Junkfood Science: What’s wrong with this picture?

December 27, 2008

What’s wrong with this picture?

National Health Services administrators have decided to order a massive 40 percent increase in bariatric surgeries for fat people in Yorkshire, the Yorkshire Post reported today. Government efforts to prevent obesity have had little impact, said the paper, leading to increasing calls for bariatric surgery.

While it is widely reported that some 71 percent of men in Yorkshire were overweight or obese in 2007 and 62 percent of women, wrote health correspondent Mike Waites, in actuality, the “levels of morbid obesity are below the national average with only one percent of men assessed as 'grossly overweight' and less than one percent of women.”

As he reported, the number of bariatric surgeries in England has risen ten-fold since 2001, when only 300 operations were performed.
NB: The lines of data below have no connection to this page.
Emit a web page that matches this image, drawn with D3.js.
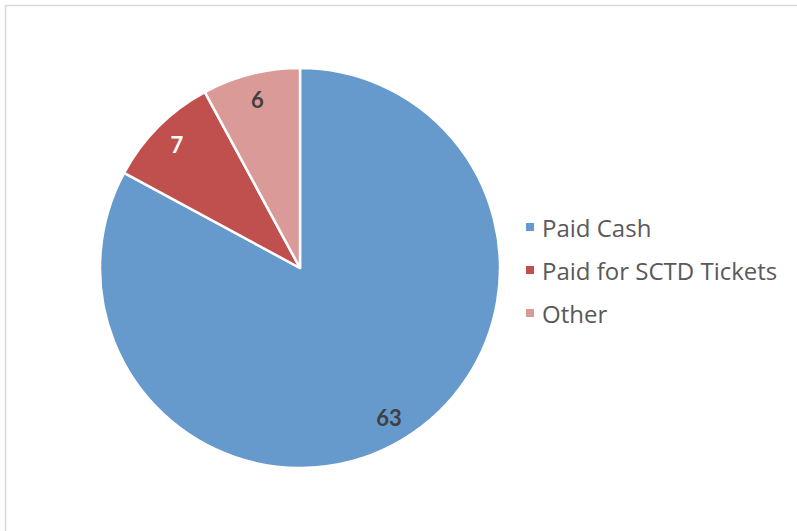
<!DOCTYPE html>
<html>
<head>
<meta charset="utf-8">
<script src="https://cdn.jsdelivr.net/npm/d3@7"></script>
<style>
  html, body { margin: 0; padding: 0; background: #fff; }
  svg { display: block; }
</style>
</head>
<body>
<svg id="chart" width="797" height="531"></svg>
<script>
// Payment categories and counts
const categories = ["Paid Cash", "Paid for SCTD Tickets", "Other"];
const counts = [63, 7, 6];
const colors = ["#6699CC", "#C0504D", "#D99A98"];
const labelColors = ["#404040", "#ffffff", "#404040"];

const svg = d3.select("#chart");
const W = 797, H = 531;

// Chart area frame (extends past right/bottom edges)
svg.append("rect")
  .attr("x", 5.5).attr("y", 5.5)
  .attr("width", W + 10).attr("height", H + 10)
  .attr("fill", "#fff")
  .attr("stroke", "#d9d9d9")
  .attr("stroke-width", 1.5);

const cx = 300, cy = 268, R = 200;
const data = categories.map((c, i) => ({ name: c, value: counts[i], color: colors[i], label: labelColors[i] }));

const pie = d3.pie().value(d => d.value).sort(null);
const arc = d3.arc().innerRadius(0).outerRadius(R);
const labelArc = d3.arc().innerRadius(174).outerRadius(174);

const g = svg.append("g").attr("transform", `translate(${cx},${cy})`);
const arcs = pie(data);

g.selectAll("path.slice")
  .data(arcs)
  .join("path")
  .attr("class", "slice")
  .attr("d", arc)
  .attr("fill", d => d.data.color)
  .attr("stroke", "#fff")
  .attr("stroke-width", 2.5)
  .attr("stroke-linejoin", "round");

g.selectAll("text.val")
  .data(arcs)
  .join("text")
  .attr("class", "val")
  .attr("transform", d => `translate(${labelArc.centroid(d)})`)
  .attr("text-anchor", "middle")
  .attr("dominant-baseline", "central")
  .attr("font-family", "Lato, 'Open Sans', sans-serif")
  .attr("font-weight", "bold")
  .attr("font-size", 22)
  .attr("fill", d => d.data.label)
  .text(d => d.data.value);

// Legend
const legend = svg.append("g").attr("transform", "translate(526,227)");
const item = legend.selectAll("g")
  .data(data)
  .join("g")
  .attr("transform", (d, i) => `translate(0,${i * 43})`);

item.append("rect")
  .attr("x", 0).attr("y", -4)
  .attr("width", 8).attr("height", 8)
  .attr("fill", d => d.color);

item.append("text")
  .attr("x", 16).attr("y", 0)
  .attr("dominant-baseline", "central")
  .attr("font-family", "'Open Sans', sans-serif")
  .attr("font-size", 24)
  .attr("fill", "#595959")
  .text(d => d.name);
</script>
</body>
</html>
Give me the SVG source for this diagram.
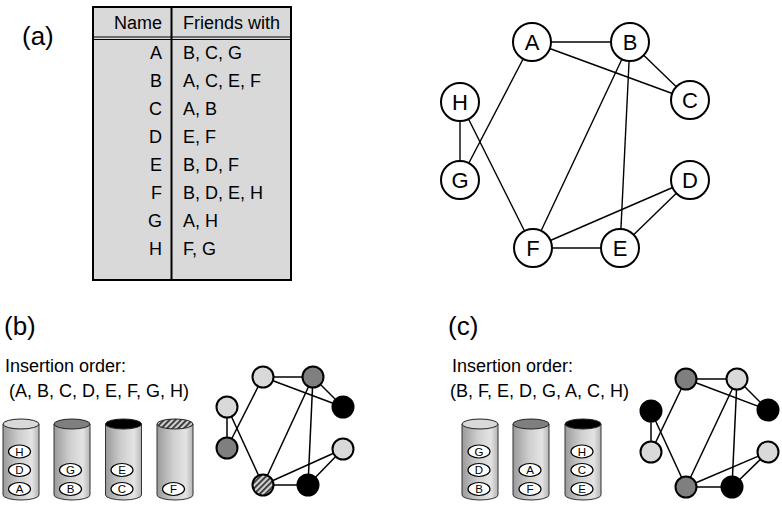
<svg xmlns="http://www.w3.org/2000/svg" width="782" height="511" viewBox="0 0 782 511">
<defs>
<linearGradient id="body" x1="0" y1="0" x2="1" y2="0">
<stop offset="0" stop-color="#9a9a9a"/>
<stop offset="0.45" stop-color="#cfcfcf"/>
<stop offset="0.8" stop-color="#e4e4e4"/>
<stop offset="1" stop-color="#b4b4b4"/>
</linearGradient>
<pattern id="hatch" patternUnits="userSpaceOnUse" width="4" height="4" patternTransform="rotate(45)">
<rect width="4" height="4" fill="#d0d0d0"/>
<rect x="0" y="0" width="1.8" height="4" fill="#333"/>
</pattern>
<g id="cyl">
<path d="M-18,0 L-18,71 A18,5 0 0 0 18,71 L18,0 Z" fill="url(#body)" stroke="#333" stroke-width="1"/>
</g>
</defs>
<style>
text{font-family:"Liberation Sans",Arial,sans-serif;fill:#000}
.lbl{font-size:26px}
.t{font-size:18px}
.tr{font-size:18px;text-anchor:end}
.n{font-size:22px;text-anchor:middle}
.s{font-size:11.5px;text-anchor:middle}
.big{fill:#fff;stroke:#000;stroke-width:2}
.sm{stroke:#000;stroke-width:2}
.e{stroke:#000;stroke-width:1.4;fill:none}
.se{stroke:#000;stroke-width:1.5;fill:none}
.light{fill:#d9d9d9}
.dark{fill:#7f7f7f}
.blk{fill:#000}
.hat{fill:url(#hatch)}
.tag{fill:#fff;stroke:#000;stroke-width:1.2}
.top{stroke:#222;stroke-width:1}
</style>

<text class="lbl" x="22" y="45">(a)</text>
<text class="lbl" x="4" y="335">(b)</text>
<text class="lbl" x="448" y="335">(c)</text>

<g id="table">
<rect x="93" y="7" width="198" height="273" fill="#d9d9d9" stroke="#000" stroke-width="2"/>
<line x1="93" y1="37" x2="291" y2="37" stroke="#000" stroke-width="1"/>
<line x1="93" y1="39.5" x2="291" y2="39.5" stroke="#000" stroke-width="1"/>
<line x1="171.5" y1="7" x2="171.5" y2="280" stroke="#000" stroke-width="2"/>
<text class="tr" x="162" y="29">Name</text>
<text class="t" x="183" y="29">Friends with</text>
<text class="tr" x="162" y="59">A</text><text class="t" x="183" y="59">B, C, G</text>
<text class="tr" x="162" y="87">B</text><text class="t" x="183" y="87">A, C, E, F</text>
<text class="tr" x="162" y="115">C</text><text class="t" x="183" y="115">A, B</text>
<text class="tr" x="162" y="143">D</text><text class="t" x="183" y="143">E, F</text>
<text class="tr" x="162" y="171">E</text><text class="t" x="183" y="171">B, D, F</text>
<text class="tr" x="162" y="199">F</text><text class="t" x="183" y="199">B, D, E, H</text>
<text class="tr" x="162" y="227">G</text><text class="t" x="183" y="227">A, H</text>
<text class="tr" x="162" y="255">H</text><text class="t" x="183" y="255">F, G</text>
</g>

<g id="connectors-a">
<line class="e" x1="532" y1="42" x2="630" y2="42"/>
<line class="e" x1="532" y1="42" x2="690" y2="100"/>
<line class="e" x1="532" y1="42" x2="460" y2="180"/>
<line class="e" x1="630" y1="42" x2="690" y2="100"/>
<line class="e" x1="630" y1="42" x2="533" y2="248"/>
<line class="e" x1="630" y1="42" x2="620" y2="248"/>
<line class="e" x1="460" y1="102" x2="460" y2="180"/>
<line class="e" x1="460" y1="102" x2="533" y2="248"/>
<line class="e" x1="533" y1="248" x2="620" y2="248"/>
<line class="e" x1="533" y1="248" x2="690" y2="180"/>
<line class="e" x1="690" y1="180" x2="620" y2="248"/>
</g>
<g id="node-a-A"><circle class="big" cx="532" cy="42" r="19"/><text class="n" x="532" y="50">A</text></g>
<g id="node-a-B"><circle class="big" cx="630" cy="42" r="19"/><text class="n" x="630" y="50">B</text></g>
<g id="node-a-C"><circle class="big" cx="690" cy="100" r="19"/><text class="n" x="690" y="108">C</text></g>
<g id="node-a-H"><circle class="big" cx="460" cy="102" r="19"/><text class="n" x="460" y="110">H</text></g>
<g id="node-a-G"><circle class="big" cx="460" cy="180" r="19"/><text class="n" x="460" y="188">G</text></g>
<g id="node-a-D"><circle class="big" cx="690" cy="180" r="19"/><text class="n" x="690" y="188">D</text></g>
<g id="node-a-F"><circle class="big" cx="533" cy="248" r="19"/><text class="n" x="533" y="256">F</text></g>
<g id="node-a-E"><circle class="big" cx="620" cy="248" r="19"/><text class="n" x="620" y="256">E</text></g>

<text class="t" x="5" y="372">Insertion order:</text>
<text class="t" x="9" y="397">(A, B, C, D, E, F, G, H)</text>
<text class="t" x="452" y="372">Insertion order:</text>
<text class="t" x="450" y="397">(B, F, E, D, G, A, C, H)</text>

<g id="cyl-b1">
<use href="#cyl" x="21" y="424"/>
<ellipse class="top light" cx="21" cy="424" rx="18" ry="5"/>
<ellipse class="tag" cx="19.5" cy="451.5" rx="11" ry="6.5"/><text class="s" x="19.5" y="455.5">H</text>
<ellipse class="tag" cx="19.5" cy="470" rx="11" ry="6.5"/><text class="s" x="19.5" y="474">D</text>
<ellipse class="tag" cx="19.5" cy="489" rx="11" ry="6.5"/><text class="s" x="19.5" y="493">A</text>
</g>
<g id="cyl-b2">
<use href="#cyl" x="72" y="424"/>
<ellipse class="top dark" cx="72" cy="424" rx="18" ry="5"/>
<ellipse class="tag" cx="70.5" cy="470" rx="11" ry="6.5"/><text class="s" x="70.5" y="474">G</text>
<ellipse class="tag" cx="70.5" cy="489" rx="11" ry="6.5"/><text class="s" x="70.5" y="493">B</text>
</g>
<g id="cyl-b3">
<use href="#cyl" x="123.5" y="424"/>
<ellipse class="top blk" cx="123.5" cy="424" rx="18" ry="5"/>
<ellipse class="tag" cx="122" cy="470" rx="11" ry="6.5"/><text class="s" x="122" y="474">E</text>
<ellipse class="tag" cx="122" cy="489" rx="11" ry="6.5"/><text class="s" x="122" y="493">C</text>
</g>
<g id="cyl-b4">
<use href="#cyl" x="175" y="424"/>
<ellipse class="top hat" cx="175" cy="424" rx="18" ry="5"/>
<ellipse class="tag" cx="173.5" cy="489" rx="11" ry="6.5"/><text class="s" x="173.5" y="493">F</text>
</g>

<g id="connectors-b">
<line class="se" x1="263" y1="377" x2="313" y2="377"/>
<line class="se" x1="263" y1="377" x2="343" y2="407"/>
<line class="se" x1="263" y1="377" x2="227" y2="448"/>
<line class="se" x1="313" y1="377" x2="343" y2="407"/>
<line class="se" x1="313" y1="377" x2="263" y2="485"/>
<line class="se" x1="313" y1="377" x2="308" y2="485"/>
<line class="se" x1="227" y1="407" x2="227" y2="448"/>
<line class="se" x1="227" y1="407" x2="263" y2="485"/>
<line class="se" x1="263" y1="485" x2="308" y2="485"/>
<line class="se" x1="263" y1="485" x2="343" y2="449"/>
<line class="se" x1="343" y1="449" x2="308" y2="485"/>
</g>
<g id="node-b-A"><circle class="sm light" cx="263" cy="377" r="10.5"/></g>
<g id="node-b-B"><circle class="sm dark" cx="313" cy="377" r="10.5"/></g>
<g id="node-b-C"><circle class="sm blk" cx="343" cy="407" r="10.5"/></g>
<g id="node-b-H"><circle class="sm light" cx="227" cy="407" r="10.5"/></g>
<g id="node-b-G"><circle class="sm dark" cx="227" cy="448" r="10.5"/></g>
<g id="node-b-D"><circle class="sm light" cx="343" cy="449" r="10.5"/></g>
<g id="node-b-F"><circle class="sm hat" cx="263" cy="485" r="10.5"/></g>
<g id="node-b-E"><circle class="sm blk" cx="308" cy="485" r="10.5"/></g>

<g id="cyl-c1">
<use href="#cyl" x="480" y="424"/>
<ellipse class="top light" cx="480" cy="424" rx="18" ry="5"/>
<ellipse class="tag" cx="479" cy="451.5" rx="11" ry="6.5"/><text class="s" x="479" y="455.5">G</text>
<ellipse class="tag" cx="479" cy="470" rx="11" ry="6.5"/><text class="s" x="479" y="474">D</text>
<ellipse class="tag" cx="479" cy="489" rx="11" ry="6.5"/><text class="s" x="479" y="493">B</text>
</g>
<g id="cyl-c2">
<use href="#cyl" x="531" y="424"/>
<ellipse class="top dark" cx="531" cy="424" rx="18" ry="5"/>
<ellipse class="tag" cx="530" cy="470" rx="11" ry="6.5"/><text class="s" x="530" y="474">A</text>
<ellipse class="tag" cx="530" cy="489" rx="11" ry="6.5"/><text class="s" x="530" y="493">F</text>
</g>
<g id="cyl-c3">
<use href="#cyl" x="583" y="424"/>
<ellipse class="top blk" cx="583" cy="424" rx="18" ry="5"/>
<ellipse class="tag" cx="582" cy="451.5" rx="11" ry="6.5"/><text class="s" x="582" y="455.5">H</text>
<ellipse class="tag" cx="582" cy="470" rx="11" ry="6.5"/><text class="s" x="582" y="474">C</text>
<ellipse class="tag" cx="582" cy="489" rx="11" ry="6.5"/><text class="s" x="582" y="493">E</text>
</g>

<g id="connectors-c">
<line class="se" x1="686" y1="379" x2="737" y2="379"/>
<line class="se" x1="686" y1="379" x2="768" y2="410"/>
<line class="se" x1="686" y1="379" x2="651" y2="452"/>
<line class="se" x1="737" y1="379" x2="768" y2="410"/>
<line class="se" x1="737" y1="379" x2="686" y2="487"/>
<line class="se" x1="737" y1="379" x2="732" y2="487"/>
<line class="se" x1="651" y1="411" x2="651" y2="452"/>
<line class="se" x1="651" y1="411" x2="686" y2="487"/>
<line class="se" x1="686" y1="487" x2="732" y2="487"/>
<line class="se" x1="686" y1="487" x2="768" y2="452"/>
<line class="se" x1="768" y1="452" x2="732" y2="487"/>
</g>
<g id="node-c-A"><circle class="sm dark" cx="686" cy="379" r="10.5"/></g>
<g id="node-c-B"><circle class="sm light" cx="737" cy="379" r="10.5"/></g>
<g id="node-c-C"><circle class="sm blk" cx="768" cy="410" r="10.5"/></g>
<g id="node-c-H"><circle class="sm blk" cx="651" cy="411" r="10.5"/></g>
<g id="node-c-G"><circle class="sm light" cx="651" cy="452" r="10.5"/></g>
<g id="node-c-D"><circle class="sm light" cx="768" cy="452" r="10.5"/></g>
<g id="node-c-F"><circle class="sm dark" cx="686" cy="487" r="10.5"/></g>
<g id="node-c-E"><circle class="sm blk" cx="732" cy="487" r="10.5"/></g>
</svg>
He went on to report, however, that the government health services has never evaluated the effectiveness of the surgery, including how much weight patients usually lose. The NHS hopes to set up standards that will enable such evaluations “to be carried out for the first time.” What other elective surgery receives government funding, let alone is mandated, with no evidence that it is safe and effective, and improves health?

How many consumers in the UK know that the Royal College of Surgeons in England, in partnership with the Surgical Specialist Associations, has embarked on what it calls a “National Surgical Fellowship Scheme?” In Hull and East Yorkshire NHS Trust and other NHS Trusts, the NHS has funded specialist training fellowships in upper gastrointestinal and laparoscopic surgery for consultants to now learn bariatric surgery (lap Bypass, lap sleeve gastrectomy and bands). Commencement was this past August.

Mr. Waites completed the disconnect by noting that government efforts to prevent obesity, by addressing popularly-believed diet and exercise causes, have proven to have little impact. So, a massive government programme is being launched in 2009 to target diet and exercise.

Government health officials don’t seem to quite get the evidence-based medicine theory.